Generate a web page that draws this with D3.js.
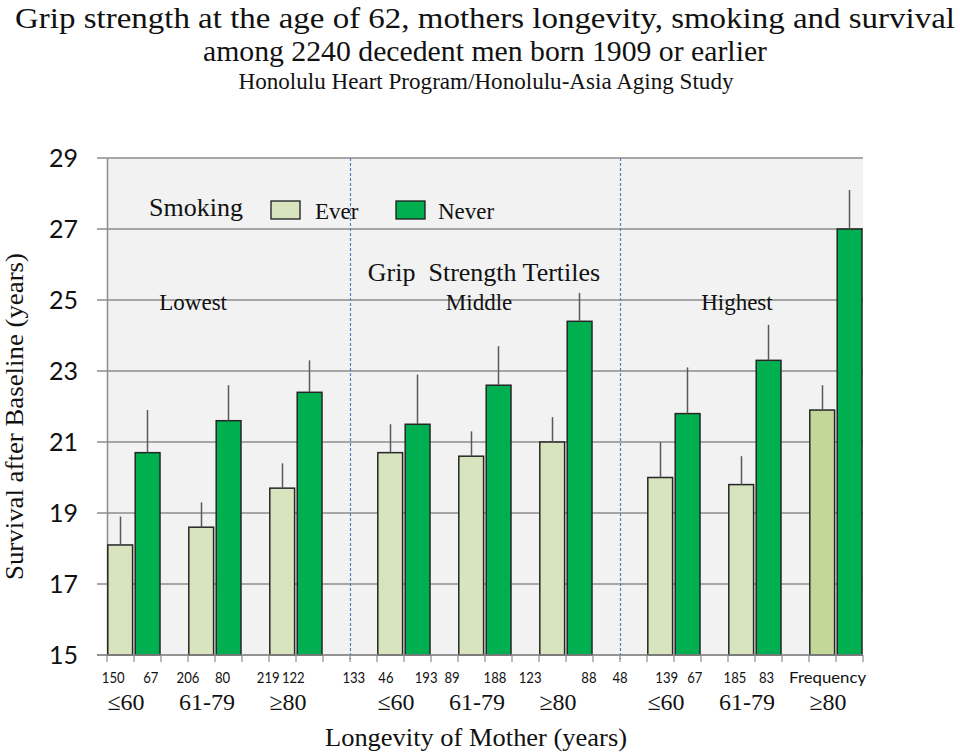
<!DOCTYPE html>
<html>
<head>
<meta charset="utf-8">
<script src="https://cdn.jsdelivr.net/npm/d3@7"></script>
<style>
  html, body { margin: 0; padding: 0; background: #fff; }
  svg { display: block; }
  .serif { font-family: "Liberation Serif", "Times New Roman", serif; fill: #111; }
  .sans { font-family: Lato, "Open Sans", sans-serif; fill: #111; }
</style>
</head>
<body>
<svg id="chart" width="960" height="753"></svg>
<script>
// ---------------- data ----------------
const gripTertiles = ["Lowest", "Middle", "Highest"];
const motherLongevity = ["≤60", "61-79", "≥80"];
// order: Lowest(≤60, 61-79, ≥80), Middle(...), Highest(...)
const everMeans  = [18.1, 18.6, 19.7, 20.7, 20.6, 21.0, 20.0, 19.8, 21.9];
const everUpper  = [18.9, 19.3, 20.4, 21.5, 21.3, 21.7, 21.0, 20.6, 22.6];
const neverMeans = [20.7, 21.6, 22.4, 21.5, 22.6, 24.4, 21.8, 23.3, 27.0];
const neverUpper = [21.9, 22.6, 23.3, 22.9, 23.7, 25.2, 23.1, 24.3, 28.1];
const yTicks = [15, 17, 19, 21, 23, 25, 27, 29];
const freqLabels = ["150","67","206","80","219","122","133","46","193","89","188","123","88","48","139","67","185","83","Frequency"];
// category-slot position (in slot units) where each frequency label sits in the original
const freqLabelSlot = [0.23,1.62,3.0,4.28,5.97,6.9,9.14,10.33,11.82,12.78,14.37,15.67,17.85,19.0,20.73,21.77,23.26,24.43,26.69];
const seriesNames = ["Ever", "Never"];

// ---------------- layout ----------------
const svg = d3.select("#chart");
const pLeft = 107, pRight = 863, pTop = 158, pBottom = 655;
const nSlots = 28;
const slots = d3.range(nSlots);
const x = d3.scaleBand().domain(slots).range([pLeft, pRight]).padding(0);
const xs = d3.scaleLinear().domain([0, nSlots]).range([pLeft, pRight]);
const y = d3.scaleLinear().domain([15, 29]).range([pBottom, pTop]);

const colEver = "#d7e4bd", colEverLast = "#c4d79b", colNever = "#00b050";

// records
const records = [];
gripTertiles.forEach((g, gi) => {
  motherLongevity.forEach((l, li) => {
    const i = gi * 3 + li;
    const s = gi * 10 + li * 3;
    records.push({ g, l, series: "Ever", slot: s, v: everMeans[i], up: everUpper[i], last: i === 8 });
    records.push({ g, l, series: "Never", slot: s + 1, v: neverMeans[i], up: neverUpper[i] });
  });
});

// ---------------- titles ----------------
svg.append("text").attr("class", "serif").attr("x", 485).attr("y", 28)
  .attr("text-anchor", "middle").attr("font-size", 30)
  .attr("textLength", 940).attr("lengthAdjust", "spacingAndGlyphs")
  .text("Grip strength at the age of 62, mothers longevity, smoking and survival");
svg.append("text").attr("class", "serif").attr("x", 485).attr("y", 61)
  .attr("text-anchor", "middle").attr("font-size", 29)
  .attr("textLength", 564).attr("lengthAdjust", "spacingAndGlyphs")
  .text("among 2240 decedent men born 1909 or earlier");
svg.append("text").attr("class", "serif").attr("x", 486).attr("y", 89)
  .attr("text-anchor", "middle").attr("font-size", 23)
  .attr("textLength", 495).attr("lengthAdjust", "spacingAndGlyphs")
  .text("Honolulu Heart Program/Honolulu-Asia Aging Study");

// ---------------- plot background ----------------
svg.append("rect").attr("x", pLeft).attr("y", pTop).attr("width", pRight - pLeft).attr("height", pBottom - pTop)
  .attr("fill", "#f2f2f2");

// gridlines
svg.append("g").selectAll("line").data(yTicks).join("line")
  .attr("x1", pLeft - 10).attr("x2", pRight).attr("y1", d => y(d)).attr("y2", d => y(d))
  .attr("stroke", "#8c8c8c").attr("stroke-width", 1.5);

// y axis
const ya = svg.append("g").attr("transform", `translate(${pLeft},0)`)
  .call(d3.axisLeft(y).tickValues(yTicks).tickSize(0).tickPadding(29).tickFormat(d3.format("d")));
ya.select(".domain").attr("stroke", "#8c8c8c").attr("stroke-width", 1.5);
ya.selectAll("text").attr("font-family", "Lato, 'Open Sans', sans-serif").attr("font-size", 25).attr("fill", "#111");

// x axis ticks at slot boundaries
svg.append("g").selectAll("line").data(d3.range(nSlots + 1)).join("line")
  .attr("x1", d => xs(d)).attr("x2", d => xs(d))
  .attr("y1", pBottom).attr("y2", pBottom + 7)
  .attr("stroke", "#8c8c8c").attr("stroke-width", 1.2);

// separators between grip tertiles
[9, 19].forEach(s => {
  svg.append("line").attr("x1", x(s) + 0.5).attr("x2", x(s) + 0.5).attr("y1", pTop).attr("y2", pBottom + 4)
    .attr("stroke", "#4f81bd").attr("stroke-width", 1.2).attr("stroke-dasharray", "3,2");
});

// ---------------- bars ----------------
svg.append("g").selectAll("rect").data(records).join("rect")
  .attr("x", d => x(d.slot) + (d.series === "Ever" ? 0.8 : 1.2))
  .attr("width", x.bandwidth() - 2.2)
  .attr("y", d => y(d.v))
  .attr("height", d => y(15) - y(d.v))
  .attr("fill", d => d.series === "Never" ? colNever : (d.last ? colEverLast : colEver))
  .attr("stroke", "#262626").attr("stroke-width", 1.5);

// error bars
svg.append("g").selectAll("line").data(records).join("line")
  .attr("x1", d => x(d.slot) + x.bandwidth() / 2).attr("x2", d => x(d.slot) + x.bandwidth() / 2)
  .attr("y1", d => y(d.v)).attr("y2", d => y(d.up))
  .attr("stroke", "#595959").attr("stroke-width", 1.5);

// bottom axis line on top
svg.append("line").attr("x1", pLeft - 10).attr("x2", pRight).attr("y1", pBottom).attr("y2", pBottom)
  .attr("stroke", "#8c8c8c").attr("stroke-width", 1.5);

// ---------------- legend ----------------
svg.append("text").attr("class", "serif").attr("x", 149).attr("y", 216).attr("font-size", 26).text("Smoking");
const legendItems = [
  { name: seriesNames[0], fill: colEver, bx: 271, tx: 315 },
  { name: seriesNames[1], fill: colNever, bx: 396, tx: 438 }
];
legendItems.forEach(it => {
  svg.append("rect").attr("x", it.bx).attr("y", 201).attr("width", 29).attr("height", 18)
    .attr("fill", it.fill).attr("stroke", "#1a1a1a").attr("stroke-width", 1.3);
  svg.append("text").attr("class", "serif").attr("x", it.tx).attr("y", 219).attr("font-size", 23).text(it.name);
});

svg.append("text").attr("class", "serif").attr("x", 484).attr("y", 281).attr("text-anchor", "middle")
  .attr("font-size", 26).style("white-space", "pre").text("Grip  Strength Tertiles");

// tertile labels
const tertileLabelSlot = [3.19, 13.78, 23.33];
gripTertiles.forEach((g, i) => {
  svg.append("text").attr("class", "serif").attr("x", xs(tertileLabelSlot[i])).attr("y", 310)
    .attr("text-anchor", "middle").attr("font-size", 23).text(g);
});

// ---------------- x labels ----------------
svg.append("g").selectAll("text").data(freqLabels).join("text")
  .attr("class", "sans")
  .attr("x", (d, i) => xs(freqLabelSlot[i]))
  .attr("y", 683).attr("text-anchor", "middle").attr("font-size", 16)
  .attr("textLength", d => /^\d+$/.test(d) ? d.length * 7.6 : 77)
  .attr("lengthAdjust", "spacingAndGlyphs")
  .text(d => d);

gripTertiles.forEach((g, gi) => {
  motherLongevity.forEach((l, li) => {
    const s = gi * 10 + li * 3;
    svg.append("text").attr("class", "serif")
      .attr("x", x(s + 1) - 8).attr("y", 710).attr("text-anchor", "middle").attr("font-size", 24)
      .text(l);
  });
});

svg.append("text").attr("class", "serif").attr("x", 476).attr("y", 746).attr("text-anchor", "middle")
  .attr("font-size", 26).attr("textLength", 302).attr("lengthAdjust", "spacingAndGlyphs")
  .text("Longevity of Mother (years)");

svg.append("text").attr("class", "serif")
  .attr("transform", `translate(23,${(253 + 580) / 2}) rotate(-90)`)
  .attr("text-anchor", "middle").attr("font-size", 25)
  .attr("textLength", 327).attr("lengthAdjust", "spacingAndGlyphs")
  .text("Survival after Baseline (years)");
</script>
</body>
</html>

* [Exercise brief]: Without the pictures, return the listing above from its first line through the line that has "d3.scaleLinear().domain([15, 29]).range([pBottom, pTop]);".

* [Task solution]:
Generate a web page that draws this with D3.js.
<!DOCTYPE html>
<html>
<head>
<meta charset="utf-8">
<script src="https://cdn.jsdelivr.net/npm/d3@7"></script>
<style>
  html, body { margin: 0; padding: 0; background: #fff; }
  svg { display: block; }
  .serif { font-family: "Liberation Serif", "Times New Roman", serif; fill: #111; }
  .sans { font-family: Lato, "Open Sans", sans-serif; fill: #111; }
</style>
</head>
<body>
<svg id="chart" width="960" height="753"></svg>
<script>
// ---------------- data ----------------
const gripTertiles = ["Lowest", "Middle", "Highest"];
const motherLongevity = ["≤60", "61-79", "≥80"];
// order: Lowest(≤60, 61-79, ≥80), Middle(...), Highest(...)
const everMeans  = [18.1, 18.6, 19.7, 20.7, 20.6, 21.0, 20.0, 19.8, 21.9];
const everUpper  = [18.9, 19.3, 20.4, 21.5, 21.3, 21.7, 21.0, 20.6, 22.6];
const neverMeans = [20.7, 21.6, 22.4, 21.5, 22.6, 24.4, 21.8, 23.3, 27.0];
const neverUpper = [21.9, 22.6, 23.3, 22.9, 23.7, 25.2, 23.1, 24.3, 28.1];
const yTicks = [15, 17, 19, 21, 23, 25, 27, 29];
const freqLabels = ["150","67","206","80","219","122","133","46","193","89","188","123","88","48","139","67","185","83","Frequency"];
// category-slot position (in slot units) where each frequency label sits in the original
const freqLabelSlot = [0.23,1.62,3.0,4.28,5.97,6.9,9.14,10.33,11.82,12.78,14.37,15.67,17.85,19.0,20.73,21.77,23.26,24.43,26.69];
const seriesNames = ["Ever", "Never"];

// ---------------- layout ----------------
const svg = d3.select("#chart");
const pLeft = 107, pRight = 863, pTop = 158, pBottom = 655;
const nSlots = 28;
const slots = d3.range(nSlots);
const x = d3.scaleBand().domain(slots).range([pLeft, pRight]).padding(0);
const xs = d3.scaleLinear().domain([0, nSlots]).range([pLeft, pRight]);
const y = d3.scaleLinear().domain([15, 29]).range([pBottom, pTop]);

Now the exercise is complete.